A run of records:

>>>

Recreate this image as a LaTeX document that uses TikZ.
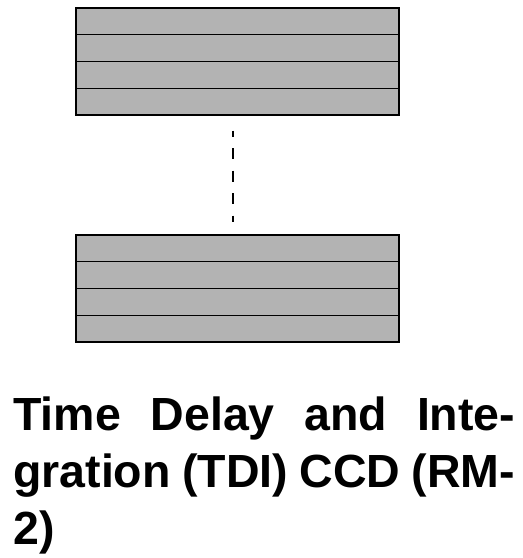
\documentclass[tikz,border=0pt]{standalone}
\usepackage{fontspec}
\setmainfont{Liberation Sans}
\usepackage{tikz}
\usepackage{xcolor}
\definecolor{cellgray}{RGB}{179,179,179}

\begin{document}
\begin{tikzpicture}[x=1pt, y=-1pt,
  cell/.style={rectangle, draw=black, line width=1.3pt, fill=cellgray, minimum width=323pt, minimum height=26.75pt, inner sep=0pt},
  gap/.style={line width=1.5pt, dash pattern=on 11pt off 11.5pt, dash phase=5pt}
]
\useasboundingbox (0,0) rectangle (523,558);

% upper register
\node[cell] (top1) at (237.5,21.4) {};
\node[cell] (top2) at (237.5,48.1) {};
\node[cell] (top3) at (237.5,74.9) {};
\node[cell] (top4) at (237.5,101.6) {};

% lower register
\node[cell] (bot1) at (237.5,248.4) {};
\node[cell] (bot2) at (237.5,275.1) {};
\node[cell] (bot3) at (237.5,301.9) {};
\node[cell] (bot4) at (237.5,328.6) {};

\draw[gap] ([xshift=-4.5pt, yshift=-15pt]top4.south) -- ([xshift=-4.5pt, yshift=12pt]bot1.north);

\node[anchor=base west, inner sep=0pt, text width=502pt, align=justify,
      font=\fontsize{46.5}{57}\selectfont\bfseries] (title) at (13,430)
  {\hyphenpenalty=10000 \exhyphenpenalty=10000 Time Delay and Integration (TDI) CCD (RM-2)};

\end{tikzpicture}
\end{document}
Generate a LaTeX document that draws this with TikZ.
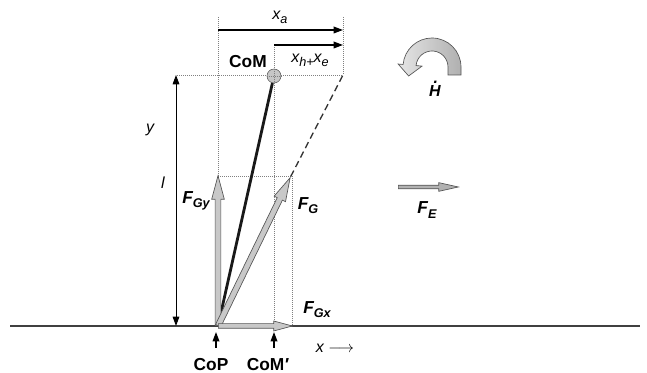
\documentclass[tikz,border=0pt]{standalone}
\usepackage{fontspec}
\setmainfont{Liberation Sans}
\usetikzlibrary{arrows.meta,shapes.arrows,calc}
\definecolor{forcegray}{RGB}{200,200,200}
\definecolor{edgegray}{RGB}{85,85,85}
\newcommand{\lowidx}[1]{\raisebox{-0.45ex}{\fontsize{9.5}{10}\selectfont #1}}
\tikzset{
  force arrow/.style={
    single arrow, draw=edgegray, fill=forcegray, line width=0.5pt,
    inner xsep=0pt, inner ysep=1.9pt, minimum width=0pt,
    single arrow head extend=2.6pt, single arrow tip angle=30, anchor=tail
  },
  guide/.style={densely dotted, gray, line width=0.5pt},
  dim arrow/.style={-{Triangle[length=7pt,width=5pt]}, line width=1pt, black},
  ground line/.style={line width=0.8pt, black!75},
  stick/.style={line width=2.1pt, black!90},
  var label/.style={font=\fontsize{12}{14}\selectfont\itshape, inner sep=1pt},
  bold label/.style={font=\fontsize{13}{15}\selectfont\bfseries, inner sep=1pt},
  force label/.style={font=\fontsize{13}{15}\selectfont\bfseries\itshape, inner sep=1pt}
}
\begin{document}
\begin{tikzpicture}[x=0.75pt,y=0.75pt]
  \useasboundingbox (0,0) rectangle (647,373);

  % ground and reference points
  \coordinate (groundL) at (10,47);
  \coordinate (groundR) at (640,47);
  \coordinate (cop) at (218,47);
  \coordinate (comfoot) at (274,47);
  \coordinate (gxend) at (292,47);
  \coordinate (gyend) at (218,197);
  \coordinate (gyline) at (292,197);
  \coordinate (topleft) at (177,298);
  \coordinate (topright) at (343,298);
  \coordinate (xastart) at (218,343);
  \coordinate (xaend) at (343,343);
  \coordinate (xhstart) at (274,328);
  \coordinate (xhend) at (343,328);
  \coordinate (leftup) at (218,356);
  \coordinate (rightup) at (343,356);
  \coordinate (ytop) at (176,298);
  \coordinate (ybot) at (176,47);

  % dotted guides
  \draw[guide] (topleft) -- (topright);
  \draw[guide] (leftup) -- (gyend);
  \draw[guide] (rightup) -- (topright);
  \draw[guide] (xhstart) -- (comfoot);
  \draw[guide] (gyend) -- (gyline) -- (gxend);

  \draw[ground line] (groundL) -- (groundR);

  % dimensions
  \draw[dim arrow] (xastart) -- (xaend);
  \draw[dim arrow] (xhstart) -- (xhend);
  \draw[{Triangle[length=7pt,width=5pt]}-{Triangle[length=7pt,width=5pt]}, line width=0.7pt] (ybot) -- (ytop);

  % body and forces
  \node[circle, draw=edgegray, fill=gray!45, minimum size=10.5pt, inner sep=0pt] (com) at (274,297) {};
  \draw[stick] (cop) -- (com);
  \node[force arrow, rotate=90, minimum height=150*0.75pt] (fgy) at (cop) {};
  \node[force arrow, rotate=64.06, minimum height=164.6*0.75pt] (fg) at (cop) {};
  \node[force arrow, inner ysep=1.5pt, single arrow head extend=2pt, minimum height=74*0.75pt] (fgx) at (cop) {};
  \node[force arrow, fill=gray!60, inner ysep=1.1pt, single arrow head extend=1.9pt, single arrow tip angle=25, minimum height=60*0.75pt] (fe) at (398,186) {};
  \draw[dashed, dash pattern=on 5pt off 3pt, line width=1pt, black!80] (fg.tip) -- (topright);
  \draw[guide] (com.north) -- (com.south);
  \draw[guide] (com.west) -- (com.east);

  % angular momentum
  \coordinate (turn) at (432,306);
  \shade[left color=gray!20, right color=gray!62, draw=edgegray, line width=0.5pt]
    ($(turn)+(29,-8)$) -- ($(turn)+(0:29)$) arc[start angle=0, end angle=175, radius=29]
    -- ($(turn)+(175:34)$) -- ($(turn)+(175:22.5)+(265:11)$)
    -- ($(turn)+(175:10)$) -- ($(turn)+(175:16)$)
    arc[start angle=175, end angle=0, radius=16] -- ($(turn)+(16,-8)$) -- cycle;

  % markers under the ground
  \coordinate (copmark) at (216,25);
  \coordinate (copmarktop) at (216,41);
  \coordinate (commark) at (274,25);
  \coordinate (commarktop) at (274,41);
  \draw[dim arrow] (copmark) -- (copmarktop);
  \draw[dim arrow] (commark) -- (commarktop);

  % labels
  \node[var label] (xalab) at (280,356) {x\lowidx{a}};
  \node[var label] (xhlab) at (310,313) {x\lowidx{h+}x\lowidx{e}};
  \node[bold label] (comlab) at (248,311) {CoM};
  \node[var label] (ylab) at (150,243) {y};
  \node[var label] (llab) at (163,190) {l};
  \node[force label] (fgylab) at (196,172) {F\lowidx{Gy}};
  \node[force label] (fglab) at (308,167) {F\lowidx{G}};
  \node[force label] (fgxlab) at (317,63) {F\lowidx{Gx}};
  \node[force label] (felab) at (427,163) {F\lowidx{E}};
  \node[force label, font=\fontsize{12}{14}\selectfont\bfseries\itshape] (hlab) at (435,284) {\rlap{\hspace{0.28em}\raisebox{0.8em}{.}}H};
  \node[bold label] (coplab) at (211,8) {CoP};
  \node[bold label] (comprimelab) at (268,8) {CoM\kern0.5pt\char"2032};
  \node[var label] (xaxis) at (335,25) {x \upshape$\longrightarrow$};
\end{tikzpicture}
\end{document}
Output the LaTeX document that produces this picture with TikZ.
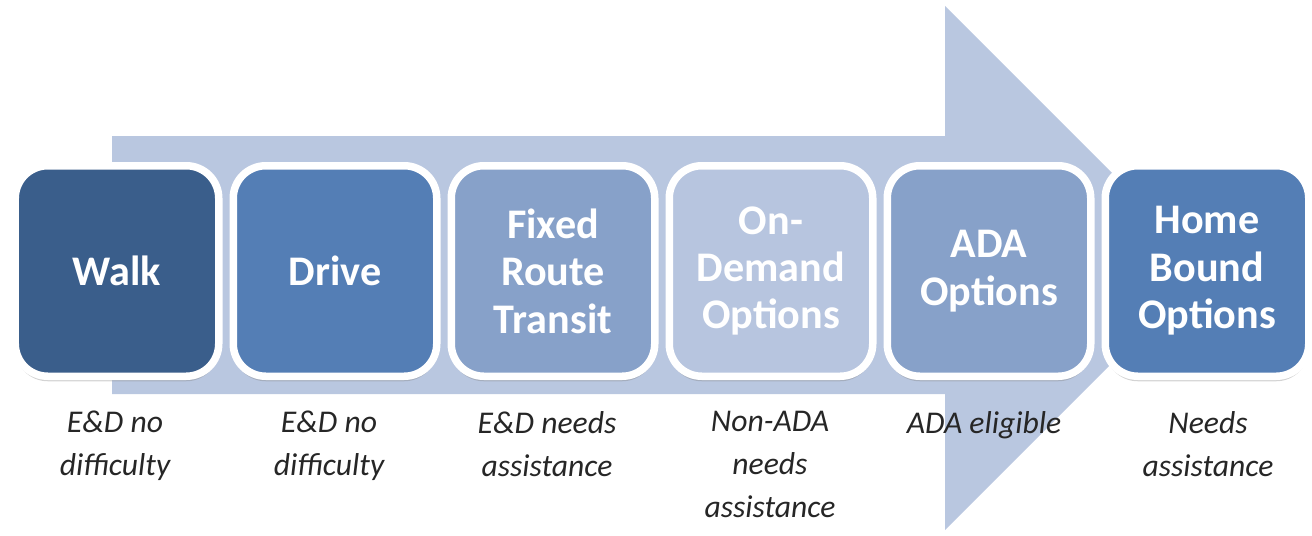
\documentclass[tikz,border=0pt]{standalone}
\usepackage{fontspec}
\setmainfont{Carlito}
\usetikzlibrary{shadows}

\definecolor{arrowblue}{HTML}{B9C7E0}
\definecolor{blueA}{HTML}{3A5E8B}
\definecolor{blueB}{HTML}{547EB5}
\definecolor{blueC}{HTML}{87A1C9}
\definecolor{blueD}{HTML}{B7C5DF}
\definecolor{captiongray}{HTML}{262626}

\begin{document}
\begin{tikzpicture}

% definitions
\tikzstyle{stage} = [rectangle, rounded corners=0.65cm, minimum width=4.07cm, minimum height=4.21cm, draw=white, line width=0.15cm, text=white, align=center, font=\fontsize{24}{27}\selectfont\bfseries, drop shadow={opacity=0.35, shadow xshift=0cm, shadow yshift=-0.1cm}]

\tikzstyle{stageA} = [stage, fill=blueA]
\tikzstyle{stageB} = [stage, fill=blueB]
\tikzstyle{stageC} = [stage, fill=blueC]
\tikzstyle{stageD} = [stage, fill=blueD]

\tikzstyle{caption} = [anchor=north, inner sep=0, align=center, text=captiongray, font=\fontsize{18}{24.5}\selectfont\itshape]

\useasboundingbox (0,0) rectangle (26.24,10.7);


% big arrow
\fill [arrowblue] (2.24,7.98) -- (18.9,7.98) -- (18.9,10.58) -- (24.14,5.34)
  -- (18.9,0.1) -- (18.9,2.82) -- (2.24,2.82) -- cycle;


% stages
\begin{scope}[node distance=4.36cm]
\node (aa) [stageA] at (2.34,5.28) {Walk};
\node (ab) [stageB, right of=aa] {Drive};
\node (ac) [stageC, right of=ab] {Fixed\\Route\\Transit};
\node (ad) [stageD, right of=ac] {On-\\Demand\\Options};
\node (ae) [stageC, right of=ad] {ADA\\Options};
\node (af) [stageB, right of=ae] {Home\\Bound\\Options};
\end{scope}


% captions
\node (ba) [caption] at (2.3,2.48) {E\&D no\\difficulty};
\node (bb) [caption] at (6.58,2.48) {E\&D no\\difficulty};
\node (bc) [caption] at (10.94,2.48) {E\&D needs\\assistance};
\node (bd) [caption] at (15.4,2.48) {Non-ADA\\needs\\assistance};
\node (be) [caption] at (19.68,2.48) {ADA eligible};
\node (bf) [caption] at (24.16,2.48) {Needs\\assistance};

\end{tikzpicture}
\end{document}
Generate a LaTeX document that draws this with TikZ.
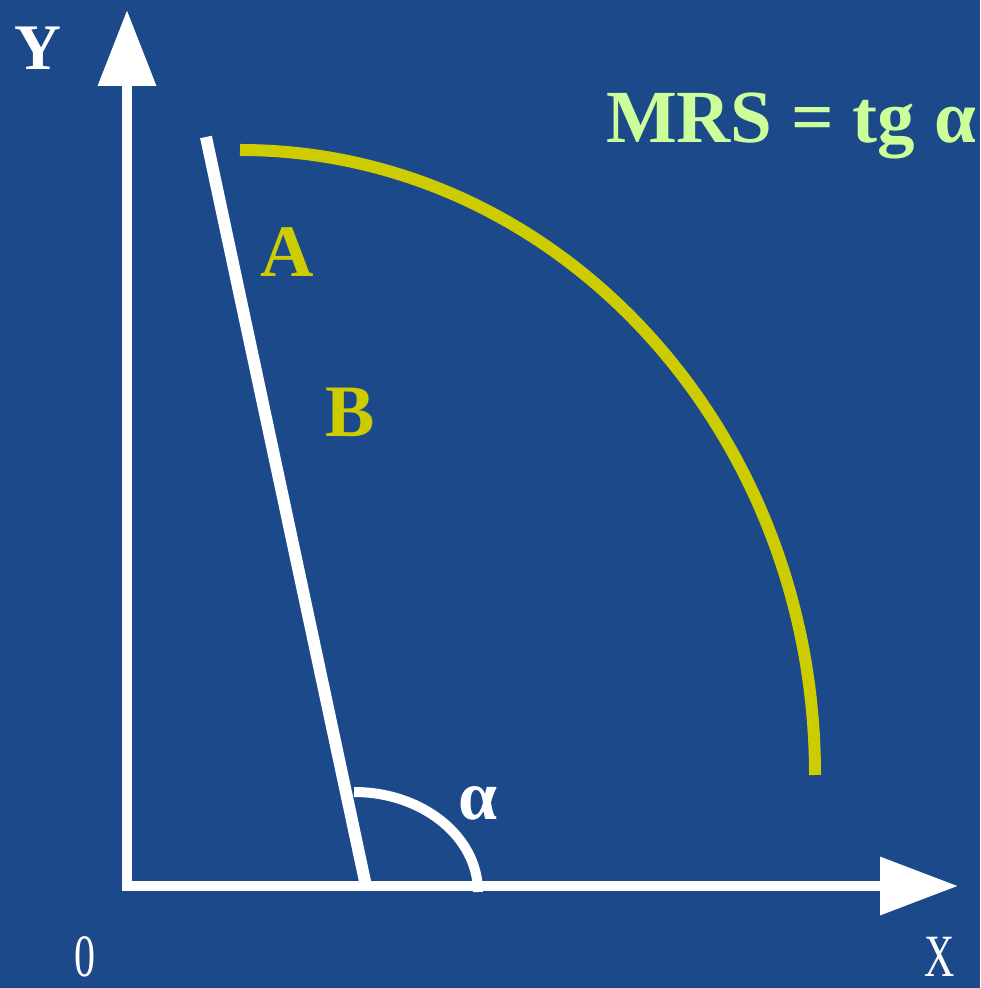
\documentclass[tikz,border=0pt]{standalone}
\usepackage{fontspec}
\setmainfont{Liberation Serif}
\usepackage{xcolor}
\usetikzlibrary{arrows.meta}
\definecolor{bgblue}{HTML}{1B4989}
\definecolor{olive}{HTML}{CCCC00}
\definecolor{lightgreen}{HTML}{CCFF99}
\tikzset{
  axis/.style={line width=10pt,draw=white,line join=miter,
    {Triangle[length=76pt,width=56pt]}-{Triangle[length=78pt,width=56pt]}},
  budget/.style={line width=12pt,draw=white},
  curve/.style={line width=12pt,draw=olive},
  axlabel/.style={text=white,anchor=base,inner sep=0pt,font=\fontsize{60}{60}\selectfont,xscale=0.7},
  ptlabel/.style={text=olive,anchor=base,font=\fontsize{74}{74}\selectfont\bfseries},
  title/.style={text=lightgreen,anchor=base,font=\fontsize{75}{75}\selectfont\bfseries}
}
\begin{document}
\begin{tikzpicture}[x=1pt,y=1pt]
\fill[bgblue] (0,0) rectangle (980,988);
\useasboundingbox (0,0) rectangle (980,988);
% axes
\coordinate (O) at (127,102);
\coordinate (ytip) at (127,978);
\coordinate (xtip) at (958,102);
\draw[axis] (ytip) -- (O) -- (xtip);
% budget line and angle
\coordinate (top) at (206,851);
\coordinate (foot) at (366,102);
\draw[budget] (top) -- (foot);
\coordinate (angstart) at (354,196);
\draw[line width=10pt,white] (angstart) arc[start angle=90,end angle=0,x radius=124,y radius=100];
% indifference curve
\coordinate (cstart) at (240,838);
\draw[curve] (cstart) arc[start angle=90,end angle=0,x radius=575,y radius=625];
% labels
\node[text=white,anchor=base,font=\fontsize{65}{65}\selectfont\bfseries] (ylab) at (38,918) {Y};
\node[axlabel] (olab) at (85,12) {0};
\node[axlabel] (xlab) at (940,12) {X};
\node[title] (mrs) at (791,845) {MRS = tg α};
\node[ptlabel] (a) at (287,711) {A};
\node[ptlabel] (b) at (350,551) {B};
\node[text=white,anchor=base,font=\fontsize{70}{70}\selectfont\bfseries] (alpha) at (478,168) {α};
\end{tikzpicture}
\end{document}
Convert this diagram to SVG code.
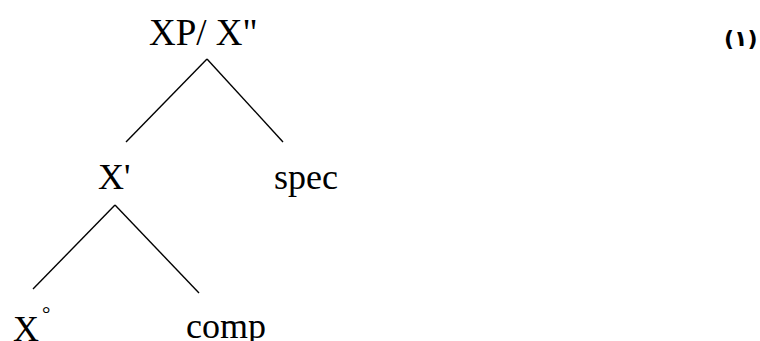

<<<

Restate the material word for word from its first line through the line containing "(top4) at (237.5,101.6)", both included; the pictures do not belong in it.

* [EXERCISE RESULT]:
Recreate this image as a LaTeX document that uses TikZ.
\documentclass[tikz,border=0pt]{standalone}
\usepackage{fontspec}
\setmainfont{Liberation Sans}
\usepackage{tikz}
\usepackage{xcolor}
\definecolor{cellgray}{RGB}{179,179,179}

\begin{document}
\begin{tikzpicture}[x=1pt, y=-1pt,
  cell/.style={rectangle, draw=black, line width=1.3pt, fill=cellgray, minimum width=323pt, minimum height=26.75pt, inner sep=0pt},
  gap/.style={line width=1.5pt, dash pattern=on 11pt off 11.5pt, dash phase=5pt}
]
\useasboundingbox (0,0) rectangle (523,558);

% upper register
\node[cell] (top1) at (237.5,21.4) {};
\node[cell] (top2) at (237.5,48.1) {};
\node[cell] (top3) at (237.5,74.9) {};
\node[cell] (top4) at (237.5,101.6) {};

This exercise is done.